L’invito, di fatto, avvenne con questa telefonata. “Due minuti dopo aver riattaccato mi venne il panico. Sarò all’altezza? L’agitazione aumenta quando arriva la lista di canzoni tra cui avrei dovuto scegliere la mia. Tutte le più conosciute erano state già prese. Alla fine opto per Las Palabras de Amor“, racconta nella sua autobiografia. Il giorno del concerto l’ansia non scemò, anzi, se possibile aumentò.
“Mi affaccio sul palco e vedo la folla in delirio per gli Who. Mi prendo un calmante e mi convinco che ricorderò per bene tutto il testo e che non sverrò in mondovisione. L’altoparlante urla ‘Zucchero, five minutes’. Vado al patibolo e mi chiedo perché ho accettato. La folla è straripante. Mi guardo intorno e aspetto la chitarra acustica, che non arriva. Quando sono sul punto di vomitare, Brian May mi fa l’occhiolino. Dopo le prime battute mi sciolgo, alla fine non sarei più sceso. Al momento del gran finale, molto soul, scoppia un’ovazione. In sintesi, un incubo, un’esperienza terrificante che mi sono goduto solo dopo e mai durante”.

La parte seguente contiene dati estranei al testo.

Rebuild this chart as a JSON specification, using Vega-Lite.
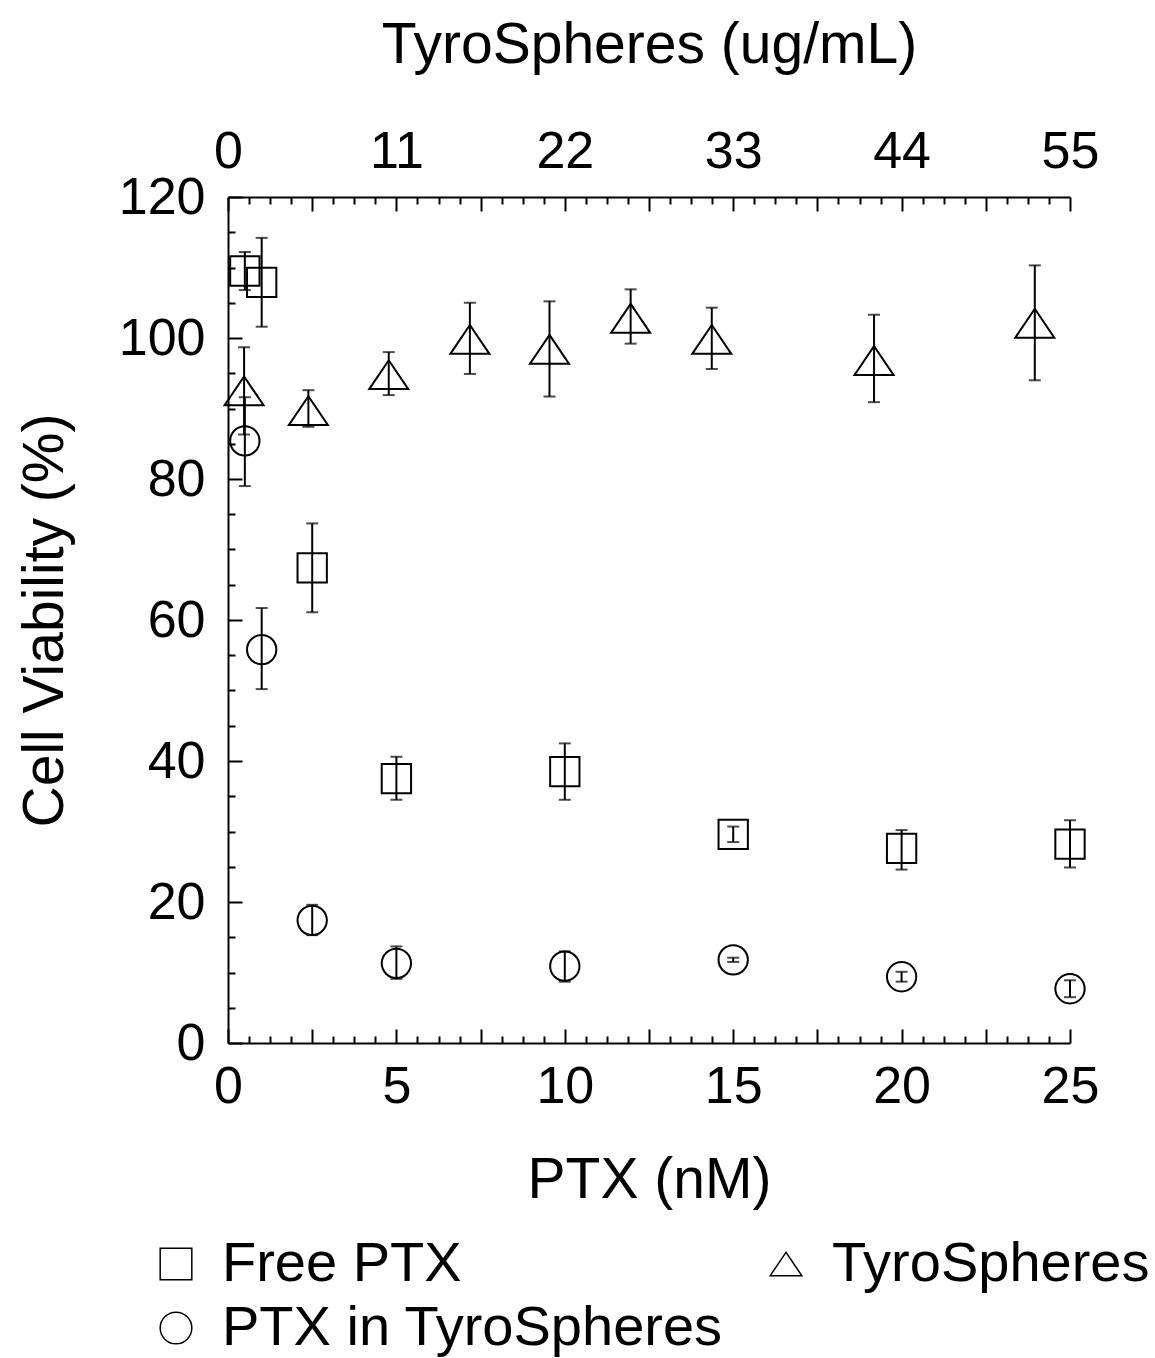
{
  "$schema": "https://vega.github.io/schema/vega-lite/v6.json",
  "autosize": {"type": "none"},
  "padding": {"left": 228, "top": 197, "right": 85, "bottom": 315},
  "width": 842,
  "height": 846,
  "background": "white",
  "config": {
    "view": {"stroke": null},
    "font": "Liberation Sans",
    "axis": {
      "grid": false,
      "domainColor": "black",
      "domainWidth": 2,
      "tickColor": "black",
      "tickWidth": 2,
      "labelFont": "Liberation Sans",
      "labelFontSize": 52,
      "labelColor": "black",
      "titleFont": "Liberation Sans",
      "titleFontSize": 57,
      "titleFontWeight": "normal",
      "titleColor": "black",
      "labelOverlap": false,
      "labelFlush": false
    },
    "axisY": {
      "orient": "left",
      "title": "Cell Viability (%)",
      "values": [0,5,10,15,20,25,30,35,40,45,50,55,60,65,70,75,80,85,90,95,100,105,110,115,120],
      "labelExpr": "datum.value % 20 === 0 ? '' + datum.value : ''",
      "tickSize": {"condition": {"test": "datum.value % 20 === 0", "value": -14}, "value": -7},
      "labelPadding": 37,
      "titleX": -183, "titleY": 423, "titleAngle": -90, "titleAlign": "center", "titleBaseline": "middle"
    }
  },
  "datasets": {
    "pts": [
      {"series": "Free PTX", "nM": 0.5, "ug": null, "v": 109.5, "lo": 106.8, "hi": 112.2},
      {"series": "Free PTX", "nM": 1, "ug": null, "v": 107.9, "lo": 101.6, "hi": 114.2},
      {"series": "Free PTX", "nM": 2.5, "ug": null, "v": 67.4, "lo": 61.1, "hi": 73.7},
      {"series": "Free PTX", "nM": 5, "ug": null, "v": 37.5, "lo": 34.5, "hi": 40.6},
      {"series": "Free PTX", "nM": 10, "ug": null, "v": 38.5, "lo": 34.5, "hi": 42.5},
      {"series": "Free PTX", "nM": 15, "ug": null, "v": 29.6, "lo": 28.5, "hi": 30.7},
      {"series": "Free PTX", "nM": 20, "ug": null, "v": 27.6, "lo": 24.6, "hi": 30.2},
      {"series": "Free PTX", "nM": 25, "ug": null, "v": 28.2, "lo": 24.9, "hi": 31.6},
      {"series": "PTX in TyroSpheres", "nM": 0.5, "ug": null, "v": 85.4, "lo": 79.0, "hi": 91.6},
      {"series": "PTX in TyroSpheres", "nM": 1, "ug": null, "v": 55.8, "lo": 50.2, "hi": 61.7},
      {"series": "PTX in TyroSpheres", "nM": 2.5, "ug": null, "v": 17.4, "lo": 15.3, "hi": 19.6},
      {"series": "PTX in TyroSpheres", "nM": 5, "ug": null, "v": 11.3, "lo": 9.1, "hi": 13.7},
      {"series": "PTX in TyroSpheres", "nM": 10, "ug": null, "v": 10.9, "lo": 8.7, "hi": 13.0},
      {"series": "PTX in TyroSpheres", "nM": 15, "ug": null, "v": 11.8, "lo": 11.5, "hi": 12.1},
      {"series": "PTX in TyroSpheres", "nM": 20, "ug": null, "v": 9.4, "lo": 8.7, "hi": 10.1},
      {"series": "PTX in TyroSpheres", "nM": 25, "ug": null, "v": 7.7, "lo": 6.5, "hi": 8.9},
      {"series": "TyroSpheres", "nM": null, "ug": 1.05, "v": 92.5, "lo": 86.3, "hi": 98.7},
      {"series": "TyroSpheres", "nM": null, "ug": 5.25, "v": 89.7, "lo": 87.4, "hi": 92.6},
      {"series": "TyroSpheres", "nM": null, "ug": 10.5, "v": 94.8, "lo": 91.9, "hi": 98.0},
      {"series": "TyroSpheres", "nM": null, "ug": 15.8, "v": 99.8, "lo": 94.9, "hi": 105.0},
      {"series": "TyroSpheres", "nM": null, "ug": 21.0, "v": 98.4, "lo": 91.7, "hi": 105.2},
      {"series": "TyroSpheres", "nM": null, "ug": 26.3, "v": 102.8, "lo": 99.2, "hi": 106.9},
      {"series": "TyroSpheres", "nM": null, "ug": 31.6, "v": 99.8, "lo": 95.6, "hi": 104.3},
      {"series": "TyroSpheres", "nM": null, "ug": 42.2, "v": 96.8, "lo": 90.9, "hi": 103.3},
      {"series": "TyroSpheres", "nM": null, "ug": 52.7, "v": 102.1, "lo": 94.0, "hi": 110.3}
    ]
  },
  "data": {"name": "pts"},
  "resolve": {"scale": {"x": "independent"}, "axis": {"x": "independent"}},
  "layer": [
    {
      "transform": [{"filter": "datum.series !== 'TyroSpheres'"}],
      "encoding": {
        "x": {
          "field": "nM", "type": "quantitative",
          "scale": {"domain": [0, 25], "nice": false, "zero": false},
          "axis": {
            "orient": "bottom",
            "title": "PTX (nM)",
            "values": [0,0.625,1.25,1.875,2.5,3.125,3.75,4.375,5,5.625,6.25,6.875,7.5,8.125,8.75,9.375,10,10.625,11.25,11.875,12.5,13.125,13.75,14.375,15,15.625,16.25,16.875,17.5,18.125,18.75,19.375,20,20.625,21.25,21.875,22.5,23.125,23.75,24.375,25],
            "labelExpr": "datum.value % 5 === 0 ? '' + datum.value : ''",
            "tickSize": {"condition": {"test": "datum.value % 2.5 === 0", "value": -14}, "value": -7},
            "labelPadding": 32,
            "titleX": 421, "titleY": 137, "titleBaseline": "middle"
          }
        }
      },
      "layer": [
        {
          "mark": {"type": "rule", "color": "black", "strokeWidth": 2},
          "encoding": {
            "y": {"field": "lo", "type": "quantitative", "scale": {"domain": [0, 120], "nice": false}, "title": "Cell Viability (%)"},
            "y2": {"field": "hi"}
          }
        },
        {
          "mark": {"type": "tick", "orient": "horizontal", "color": "black", "thickness": 2, "size": 12},
          "encoding": {"y": {"field": "lo", "type": "quantitative", "title": "Cell Viability (%)"}}
        },
        {
          "mark": {"type": "tick", "orient": "horizontal", "color": "black", "thickness": 2, "size": 12},
          "encoding": {"y": {"field": "hi", "type": "quantitative", "title": "Cell Viability (%)"}}
        },
        {
          "mark": {"type": "point", "filled": false, "color": "black", "strokeWidth": 2, "size": 860, "opacity": 1},
          "encoding": {
            "y": {"field": "v", "type": "quantitative", "title": "Cell Viability (%)"},
            "shape": {
              "field": "series", "type": "nominal",
              "scale": {"domain": ["Free PTX", "PTX in TyroSpheres", "TyroSpheres"], "range": ["square", "circle", "M0,-0.74L-1,0.74L1,0.74Z"]},
              "legend": {
                "title": null, "orient": "none", "legendX": -80, "legendY": 1039,
                "columns": 2, "columnPadding": 34, "rowPadding": 8,
                "labelFont": "Liberation Sans", "labelFontSize": 56, "labelColor": "black", "labelLimit": 1000, "labelOffset": 18,
                "symbolSize": 1000, "symbolStrokeWidth": 1.5, "symbolStrokeColor": "black", "symbolFillColor": "transparent", "symbolType": "square"
              }
            }
          }
        }
      ]
    },
    {
      "transform": [{"filter": "datum.series === 'TyroSpheres'"}],
      "encoding": {
        "x": {
          "field": "ug", "type": "quantitative",
          "scale": {"domain": [0, 55], "nice": false, "zero": false},
          "axis": {
            "orient": "top",
            "title": "TyroSpheres (ug/mL)",
            "values": [0,1.375,2.75,4.125,5.5,6.875,8.25,9.625,11,12.375,13.75,15.125,16.5,17.875,19.25,20.625,22,23.375,24.75,26.125,27.5,28.875,30.25,31.625,33,34.375,35.75,37.125,38.5,39.875,41.25,42.625,44,45.375,46.75,48.125,49.5,50.875,52.25,53.625,55],
            "labelExpr": "datum.value % 11 === 0 ? '' + datum.value : ''",
            "tickSize": {"condition": {"test": "datum.value % 5.5 === 0", "value": -14}, "value": -7},
            "labelPadding": 33,
            "titleX": 421, "titleY": -152, "titleBaseline": "middle"
          }
        }
      },
      "layer": [
        {
          "mark": {"type": "rule", "color": "black", "strokeWidth": 2},
          "encoding": {"y": {"field": "lo", "type": "quantitative", "title": "Cell Viability (%)"}, "y2": {"field": "hi"}}
        },
        {
          "mark": {"type": "tick", "orient": "horizontal", "color": "black", "thickness": 2, "size": 12},
          "encoding": {"y": {"field": "lo", "type": "quantitative", "title": "Cell Viability (%)"}}
        },
        {
          "mark": {"type": "tick", "orient": "horizontal", "color": "black", "thickness": 2, "size": 12},
          "encoding": {"y": {"field": "hi", "type": "quantitative", "title": "Cell Viability (%)"}}
        },
        {
          "mark": {"type": "point", "filled": false, "color": "black", "strokeWidth": 2, "size": 1521, "opacity": 1},
          "encoding": {
            "y": {"field": "v", "type": "quantitative", "title": "Cell Viability (%)"},
            "shape": {"field": "series", "type": "nominal", "scale": {"domain": ["Free PTX", "PTX in TyroSpheres", "TyroSpheres"], "range": ["square", "circle", "M0,-0.74L-1,0.74L1,0.74Z"]}}
          }
        }
      ]
    }
  ]
}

Da quel momento in avanti l’amicizia tra i due crebbe. Estimatori, colleghi, amici. Scambio di inviti, sia sul palco che lontano da esso. Collaborazioni musicali, reciproche apparizioni. Un connubio reso tale dal grande amore per la musica e dalla stima reciproca. Quel giorno, in mondovisione, Zucchero, come gli altri colleghi, rapì la folla con un’esibizione trascinante, suggestiva, carica di pathos e sincere emozioni.